More than a week after Afghan President Hamid Karzai ordered U.S. special forces to leave a strategically key area near the capital, officials from both sides are still struggling to resolve the issue.
Karzai ordered the elite American units out of Wardak province after residents complained that they, and Afghans working with them, were torturing and killing civilians - an allegation strongly denied by the United States. At the same time, the Afghan leader also accused the U.S. and NATO of trying to forge an agreement between the Taliban and his political opponents.
The escalating tensions reached Brussels Monday, when NATO Secretary-General Anders Fogh Rasmussen called the charges that international forces are colluding with the Taliban "an absolutely ridiculous idea."
Meanwhile, ISAF spokesman Günter Katz told reporters in Kabul that NATO will eventually hand over security responsibilities for Wardak province, but that the alliance's "Afghan partners" must take the lead on developing a transition plan.
"There will be a transition to the Afghan National Security Forces.
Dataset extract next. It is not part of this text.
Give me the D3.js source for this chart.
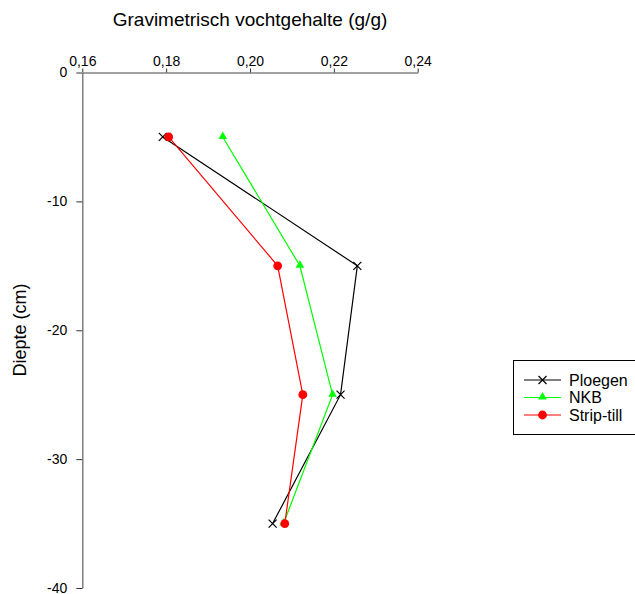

The only issue is the timeline and the methodology, but there is no doubt that [the Afghans] will take over the lead of Wardak," said Katz.
The decision to expel U.S. forces from the province - with its predominantly Pashtun population, the same ethnic group as the Taliban - has angered American defense officials who worry an abrupt exit could allow insurgents to strengthen their presence in the area and use it as a base to attack Kabul, only 25 kilometers away.
But Interior Ministry spokesman Sediq Sediqi countered that Afghan forces are already fully capable of handling security operations nationally.
"The total number of Afghan troops nationwide is now 352,000, and that is in addition to the Afghan local police. We are ready to assume security responsibility from NATO anywhere in the country," Sediqi said.
"There is no reason to suggest that after NATO withdraws, a particular province or district will collapse and be taken over by the Taliban, the Haqqani network or al-Qaida," he said.
A possible deal
Reuters, citing a top Kabul official, reported that Afghanistan and the U.S. are working on a compromise deal that would allow American special forces to stay in Wardak in return for full Afghan control of the controversial Bagram prison.
The U.S. partly handed over the high-security jail and around 3,000 suspected Taliban fighters to Afghan control last year. But full control over the jail has been repeatedly delayed as Afghan and U.S. officials argue over concerns that hundreds more Taliban still under U.S. custody would be released.
During a phone call Saturday, Karzai and U.S. Defense Secretary Chuck Hagel said they would work intensively over the next week "with a view to concluding an agreement" on Bagram.
Their discussion came the same day as several hundred Afghan demonstrators chanting "U.S. special forces out!" marched to the parliament building in Kabul demanding the elite commandos withdraw from Wardak.